Knowledge is power? Who said that? Right now, to Ethan, it felt like knowledge was nothing more than his own little personal slice of hell.
In his heart of hearts, he realized he needed to know the truth. Besides, there was no way to continue now without facing things. Ethan sucked in some breath, trying to slow his rapidly beating heart, and turned to Brian, who stood fidgeting near his breakfast bar, looking just as confused and bewildered as he had outside.
A few words, bald and to the point, could start things. Ethan propelled himself forward in both senses. He walked so he was standing closer to Brian and willed himself to say the words gathered on the tip of his tongue.
“I forgot your birthday yesterday because I had bad news.”
Brian’s brow furrowed in concern, and he reached out for Ethan. “What? What was it?” He was about to wrap his arms around Ethan, but Ethan stepped back just out of his grasp.
Ethan almost relented, seriously considering the prospect of procrastinating, just putting the whole mess off for another day, when he saw the hurt expression darkening Brian’s features as he stepped away from him, obviously not wanting to be touched. It was a first for them as a couple.
But Ethan knew what he must say next and, almost without thinking, let the words trip off his tongue. “I went to the doctor yesterday.”
Brian’s face, if possible, became even more touched by pity and concern. It was breaking Ethan’s heart. “Are you okay?”
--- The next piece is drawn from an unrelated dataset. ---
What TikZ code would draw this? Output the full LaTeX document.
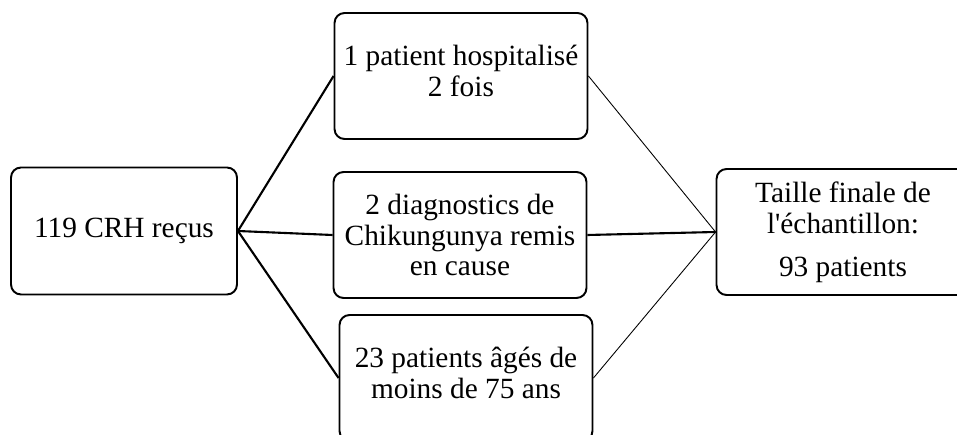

Ethan looked over Brian’s shoulder toward the kitchen, steel
ing himself for the words that would come next. “It was a follow-up to my last checkup and—” Ethan bit his lower lip. Say it. Just say it. He let out a rush of air, on the tail end of which was the sentence “And I found out, much to my surprise, I am HIV positive.” He returned his gaze to Brian, who stood stunned, mouth open and staring at him. Now that the words were out, it was a little easier, and he continued. “My T cells are at 380, and my viral load is around 12,000, whatever the hell those numbers mean. I just know they’re not good.”
Brian shook his head. “Babe, I’m so sorry.” Again, they did the dance—Brian reaching out and Ethan stepping away, more forcefully this time, glaring at him as though to say “How dare you try to comfort me? Especially when you’re the cause of my pain!”
Ethan’s anger and hurt settled in with the force of a fire bursting into a conflagration. He had never experienced going from confusion and despair to rage so quickly. It was all he could do not to strike Brian, to punch the silly expression of concern stamping his features right off his face. How could you? How could you?
“Yeah,” Ethan said, a smile born of ire pulling up the corners of his mouth. “Yeah. You should be sorry. Did you just not tell me for a reason? Did you think maybe those few times we dispensed with a condom, we’d just be lucky? Did you just get infected too? Maybe while you were with me?” Ethan spat the last words out, glaring at Brian, his breath quickened.
Brian shook his head. “Ethan, I don’t know what you’re talking about.”
“Oh, please. Don’t.”
“Can we just sit down and discuss this? Sweetheart, I’m so sorry you’ve had this news, but it’ll be okay. There are treatments—”
“Oh, don’t patronize me. Don’t try to placate me. And no, I don’t want to sit down. I don’t want to discuss this.” As rapidly as the rage had come, so did the tears. Ethan angrily batted them away, not wanting Brian to see. “I was hoping you’d at least be enough of a human being to tell me the truth. I was hoping you’d at least be a man and own up to the truth.”